The book chronicles some of the travels and Marsalis and his band and in a lot of ways is an inside look at what it’s like to be an ensemble on the road. I say ensemble instead of band because when we think of bands, we often think of rock and pop bands that have made it big, and their experience is certainly different than those experienced by Marsalis’ crew. After all, Marsalis’ group played all over, from big gigs to ones in small towns. Also, because they were an ensemble looking to play “real jazz,” which isn’t so popular anymore. So you see a group that is going from destination to destination, usually low key, never really knowing what kind of crowds they’ll have, but a group of top notch musicians who are there to play. To play is everything.

And that’s what you realize what these cats have given up. What they have sacrificed. Those of us who have been musicians probably have dreamed of being on the road and just playing. It sounds like a great life, until you really consider what it costs you. These men struggle with their family lives. They struggle with the expectations of themselves, of the people that come to see them, of other musicians, and of the critics. They struggle with trying to balance playing with studio time to record albums. They struggle with playing. Nobody can always be on all the time. But when you’re a musician playing a gig and you care as passionately as these guys do, you give it your all. The folks who have come to see you deserve it.

Speaking of deserving things, after reading this book, I have a new found respect for Wynton Marsalis and his passion for nurturing other musicians. The same goes for the folks accompanying him. His group didn’t just work gigs.
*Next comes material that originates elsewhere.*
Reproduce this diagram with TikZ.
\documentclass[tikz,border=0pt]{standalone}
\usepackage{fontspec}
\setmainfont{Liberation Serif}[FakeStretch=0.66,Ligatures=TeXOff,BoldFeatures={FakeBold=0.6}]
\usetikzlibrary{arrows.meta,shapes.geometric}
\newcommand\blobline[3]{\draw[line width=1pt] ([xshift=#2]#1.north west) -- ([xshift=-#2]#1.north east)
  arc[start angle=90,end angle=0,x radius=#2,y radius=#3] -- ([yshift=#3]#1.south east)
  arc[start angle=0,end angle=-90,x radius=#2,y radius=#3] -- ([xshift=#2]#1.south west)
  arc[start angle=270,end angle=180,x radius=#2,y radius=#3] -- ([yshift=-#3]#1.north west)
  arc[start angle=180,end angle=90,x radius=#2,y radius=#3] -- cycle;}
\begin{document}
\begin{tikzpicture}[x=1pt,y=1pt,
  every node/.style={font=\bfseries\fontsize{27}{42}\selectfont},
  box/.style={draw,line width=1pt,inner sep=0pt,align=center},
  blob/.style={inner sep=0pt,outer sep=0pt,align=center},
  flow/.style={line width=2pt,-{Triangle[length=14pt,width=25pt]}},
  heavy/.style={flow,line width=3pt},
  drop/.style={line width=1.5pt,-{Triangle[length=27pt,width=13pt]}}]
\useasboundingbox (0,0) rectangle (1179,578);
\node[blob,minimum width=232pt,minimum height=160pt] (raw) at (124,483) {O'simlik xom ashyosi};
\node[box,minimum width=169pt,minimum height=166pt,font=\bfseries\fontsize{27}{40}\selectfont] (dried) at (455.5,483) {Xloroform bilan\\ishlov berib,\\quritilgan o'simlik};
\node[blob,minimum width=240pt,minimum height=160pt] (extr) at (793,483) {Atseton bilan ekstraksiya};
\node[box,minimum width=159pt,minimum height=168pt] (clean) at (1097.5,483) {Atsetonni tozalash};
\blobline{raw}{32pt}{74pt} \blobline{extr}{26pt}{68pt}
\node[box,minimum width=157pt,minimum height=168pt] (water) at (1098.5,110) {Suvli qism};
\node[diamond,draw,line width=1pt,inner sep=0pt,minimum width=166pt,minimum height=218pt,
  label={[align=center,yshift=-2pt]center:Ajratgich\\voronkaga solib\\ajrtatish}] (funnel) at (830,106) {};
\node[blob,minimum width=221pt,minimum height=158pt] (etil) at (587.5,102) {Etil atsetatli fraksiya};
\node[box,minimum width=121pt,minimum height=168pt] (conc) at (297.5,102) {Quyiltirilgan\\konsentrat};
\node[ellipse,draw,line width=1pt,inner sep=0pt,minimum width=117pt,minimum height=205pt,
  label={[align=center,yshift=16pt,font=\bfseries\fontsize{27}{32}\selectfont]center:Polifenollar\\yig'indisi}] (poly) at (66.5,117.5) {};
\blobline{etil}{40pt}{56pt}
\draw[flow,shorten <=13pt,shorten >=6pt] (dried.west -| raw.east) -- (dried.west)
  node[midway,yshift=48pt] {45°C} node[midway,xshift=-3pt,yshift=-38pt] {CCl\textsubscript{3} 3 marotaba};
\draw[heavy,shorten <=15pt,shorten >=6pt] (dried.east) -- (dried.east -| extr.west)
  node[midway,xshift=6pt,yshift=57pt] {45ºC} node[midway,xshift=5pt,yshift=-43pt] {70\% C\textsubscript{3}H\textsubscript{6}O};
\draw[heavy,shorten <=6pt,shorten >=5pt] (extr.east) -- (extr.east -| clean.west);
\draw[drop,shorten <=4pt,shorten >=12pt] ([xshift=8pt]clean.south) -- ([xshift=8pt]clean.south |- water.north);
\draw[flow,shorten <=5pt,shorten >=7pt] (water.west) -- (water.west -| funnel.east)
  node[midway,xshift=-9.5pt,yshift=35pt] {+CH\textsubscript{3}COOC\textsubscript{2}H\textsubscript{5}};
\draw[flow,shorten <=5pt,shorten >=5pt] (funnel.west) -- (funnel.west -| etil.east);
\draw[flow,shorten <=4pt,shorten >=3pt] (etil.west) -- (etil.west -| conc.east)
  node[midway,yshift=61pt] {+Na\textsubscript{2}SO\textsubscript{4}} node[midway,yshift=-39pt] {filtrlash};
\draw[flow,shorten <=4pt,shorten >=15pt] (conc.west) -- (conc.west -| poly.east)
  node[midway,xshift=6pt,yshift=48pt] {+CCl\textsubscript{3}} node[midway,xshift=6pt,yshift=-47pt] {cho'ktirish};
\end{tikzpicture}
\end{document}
They did workshops at all levels. And you see cases where kids and youngsters have been able to get to a performance and he ends up giving an ad hoc lesson. Like one case where he helps a young trumpet player with her breathing. Some folks might be thinking, “Breathing? How hard could that be?” It can be very hard. As a flute player, it was something I struggled with early on. When I got to college and we were playing a lot longer frames, it meant I had to have more air capacity. A lot of that is based on how you breathe. Breathing is critical for any instrument requiring the power of your lungs. It was a lesson I learned on flute, but I had reinforced when I branched out and played trumpet and french horn, too. So for him to take the time for a lesson like that, without prep, likely without pay, says a lot.

Now, would I recommend this book? If you’re a musician or you a music type, especially someone who loves jazz, absolutely. If you’re easily offended, however, no. The language can be rough at times, as can some of the political and social views that are presented. If you want to gain an appreciation for someone working so passionately for their art and craft, this is a good book. As a minister and as a DBA, I gained new perspective on how to approach what I do. And I was humbled by what I read. We talk about passion. These guys have it.